EXERCISE INSTRUCTIONS → Leave out the pictures and transcribe everything else exactly.

:::

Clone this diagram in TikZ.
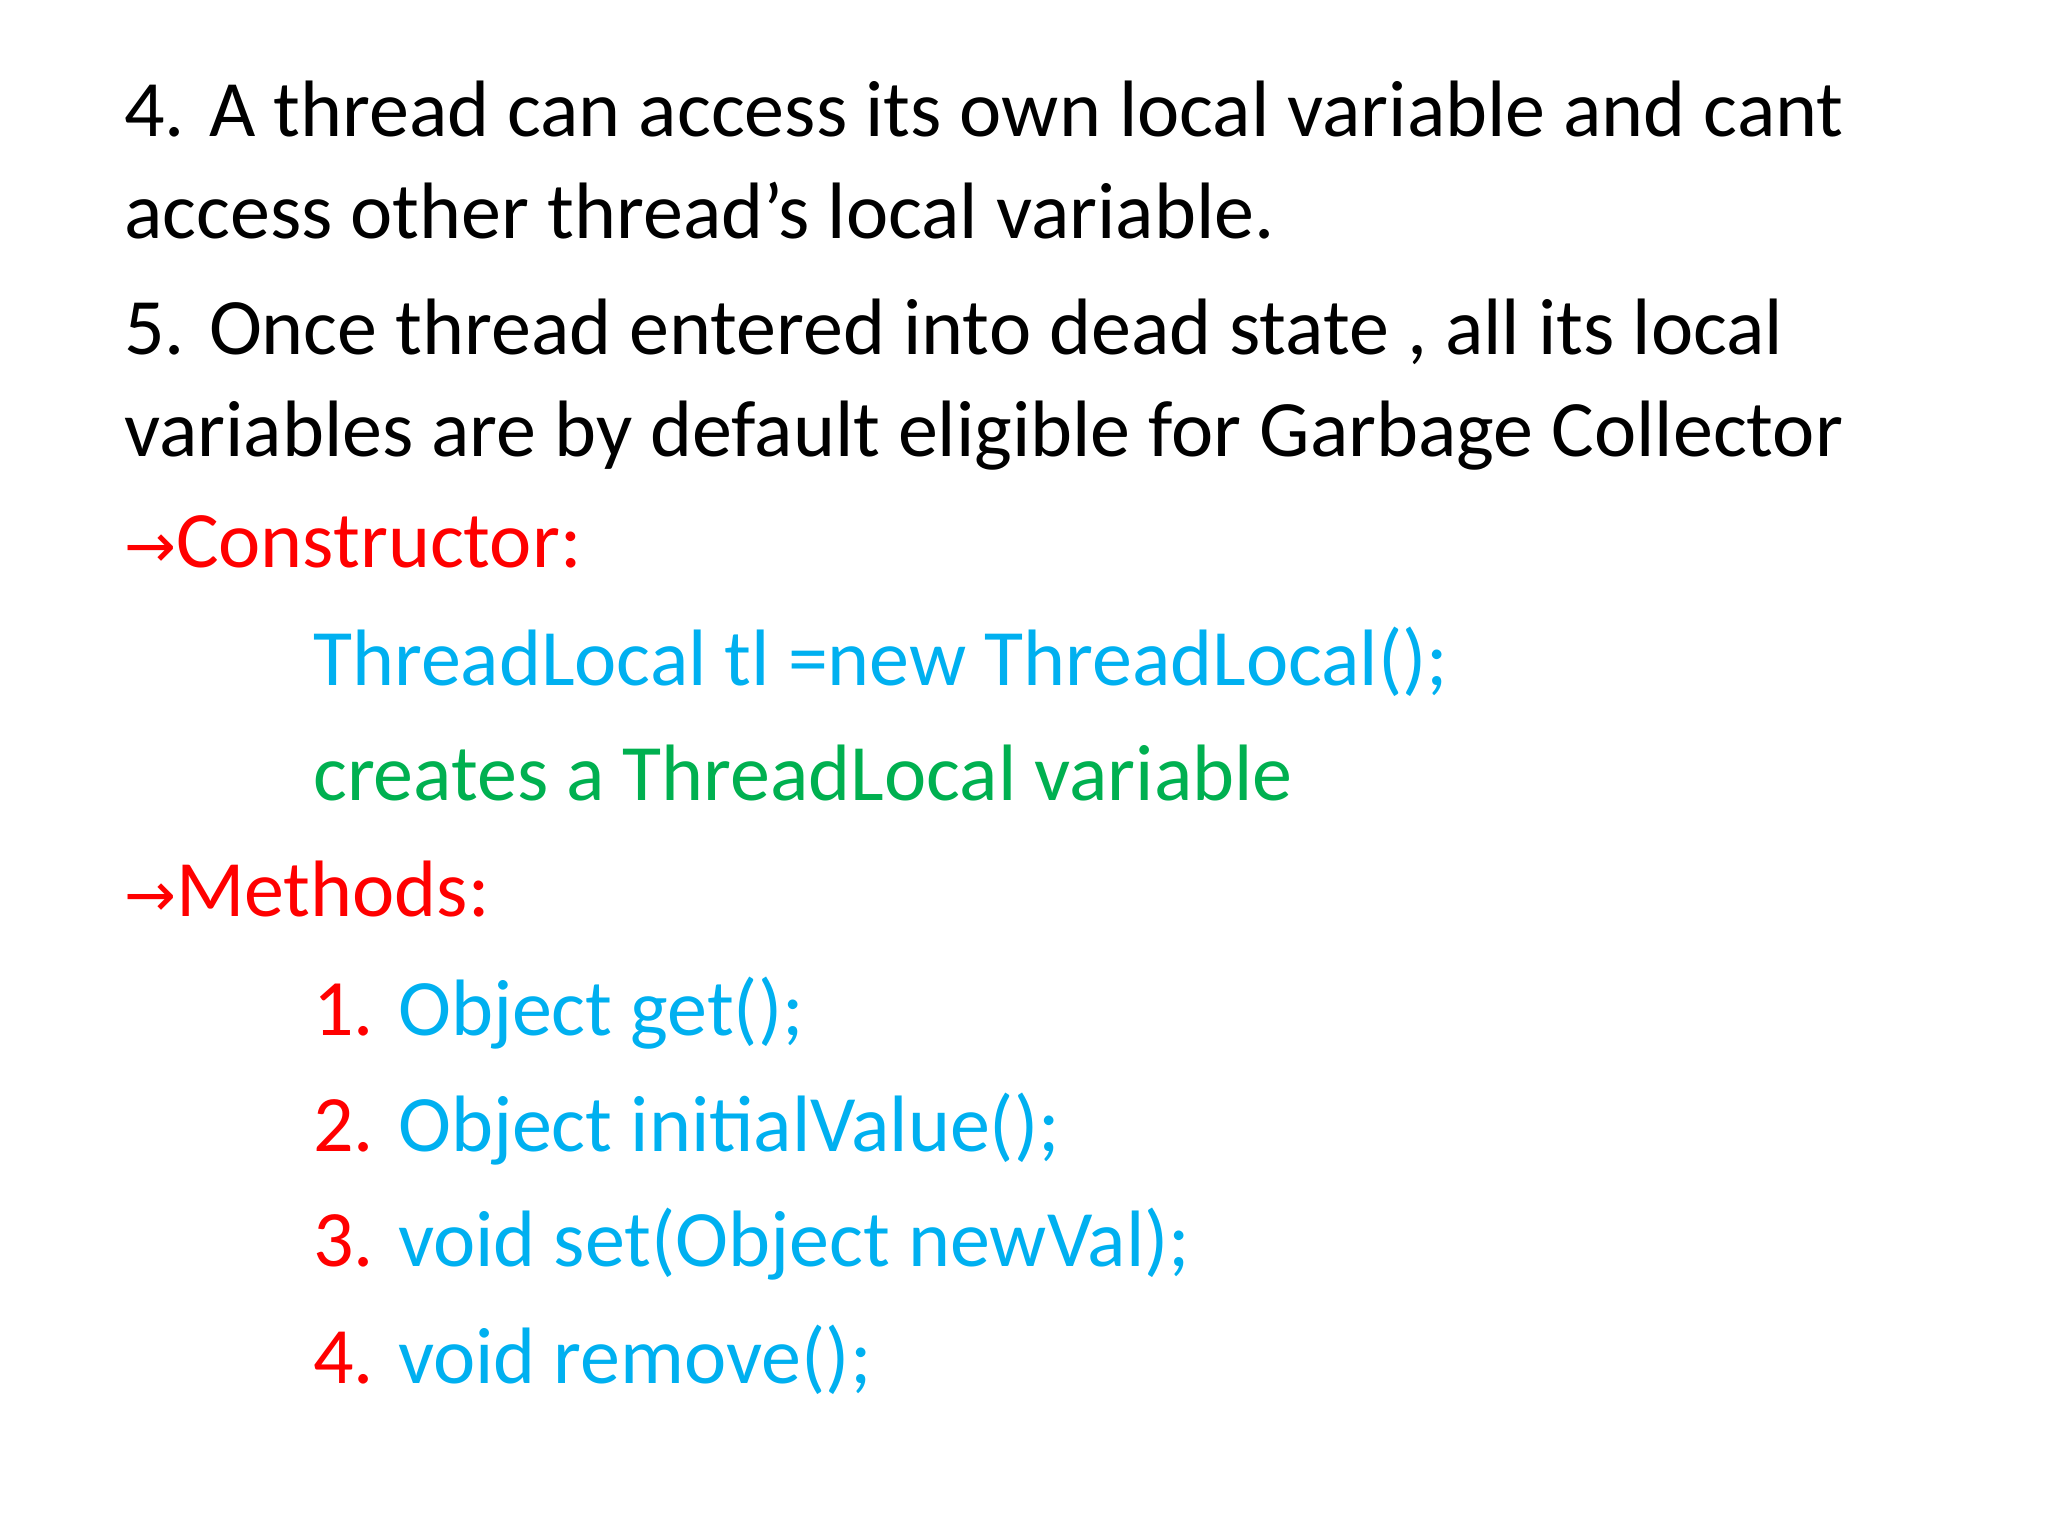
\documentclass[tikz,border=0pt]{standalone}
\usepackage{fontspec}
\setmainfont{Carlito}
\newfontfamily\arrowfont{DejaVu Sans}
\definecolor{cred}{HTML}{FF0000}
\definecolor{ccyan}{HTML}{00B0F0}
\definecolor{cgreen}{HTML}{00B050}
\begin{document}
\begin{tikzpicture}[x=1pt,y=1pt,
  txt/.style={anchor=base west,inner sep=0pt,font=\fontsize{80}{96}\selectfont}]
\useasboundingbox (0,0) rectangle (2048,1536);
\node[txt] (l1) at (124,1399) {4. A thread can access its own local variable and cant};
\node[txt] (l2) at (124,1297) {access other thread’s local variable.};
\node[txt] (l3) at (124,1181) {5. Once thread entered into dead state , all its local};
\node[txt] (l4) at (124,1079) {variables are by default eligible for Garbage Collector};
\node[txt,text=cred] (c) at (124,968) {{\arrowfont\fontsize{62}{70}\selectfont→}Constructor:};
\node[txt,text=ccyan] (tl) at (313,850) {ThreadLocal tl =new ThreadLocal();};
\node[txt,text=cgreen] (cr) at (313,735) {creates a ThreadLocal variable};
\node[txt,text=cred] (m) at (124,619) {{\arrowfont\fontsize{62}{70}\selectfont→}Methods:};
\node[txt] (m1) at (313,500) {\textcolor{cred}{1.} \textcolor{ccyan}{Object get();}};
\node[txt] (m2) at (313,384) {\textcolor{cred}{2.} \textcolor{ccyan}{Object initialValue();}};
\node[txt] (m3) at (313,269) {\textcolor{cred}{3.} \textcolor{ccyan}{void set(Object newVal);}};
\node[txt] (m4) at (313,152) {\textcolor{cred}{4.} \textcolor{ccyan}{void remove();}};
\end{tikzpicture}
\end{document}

:::

COMPLETE OUTPUT →
Clone this diagram in TikZ.
\documentclass[tikz,border=0pt]{standalone}
\usepackage{fontspec}
\setmainfont{Carlito}
\newfontfamily\arrowfont{DejaVu Sans}
\definecolor{cred}{HTML}{FF0000}
\definecolor{ccyan}{HTML}{00B0F0}
\definecolor{cgreen}{HTML}{00B050}
\begin{document}
\begin{tikzpicture}[x=1pt,y=1pt,
  txt/.style={anchor=base west,inner sep=0pt,font=\fontsize{80}{96}\selectfont}]
\useasboundingbox (0,0) rectangle (2048,1536);
\node[txt] (l1) at (124,1399) {4. A thread can access its own local variable and cant};
\node[txt] (l2) at (124,1297) {access other thread’s local variable.};
\node[txt] (l3) at (124,1181) {5. Once thread entered into dead state , all its local};
\node[txt] (l4) at (124,1079) {variables are by default eligible for Garbage Collector};
\node[txt,text=cred] (c) at (124,968) {{\arrowfont\fontsize{62}{70}\selectfont→}Constructor:};
\node[txt,text=ccyan] (tl) at (313,850) {ThreadLocal tl =new ThreadLocal();};
\node[txt,text=cgreen] (cr) at (313,735) {creates a ThreadLocal variable};
\node[txt,text=cred] (m) at (124,619) {{\arrowfont\fontsize{62}{70}\selectfont→}Methods:};
\node[txt] (m1) at (313,500) {\textcolor{cred}{1.} \textcolor{ccyan}{Object get();}};
\node[txt] (m2) at (313,384) {\textcolor{cred}{2.} \textcolor{ccyan}{Object initialValue();}};
\node[txt] (m3) at (313,269) {\textcolor{cred}{3.} \textcolor{ccyan}{void set(Object newVal);}};
\node[txt] (m4) at (313,152) {\textcolor{cred}{4.} \textcolor{ccyan}{void remove();}};
\end{tikzpicture}
\end{document}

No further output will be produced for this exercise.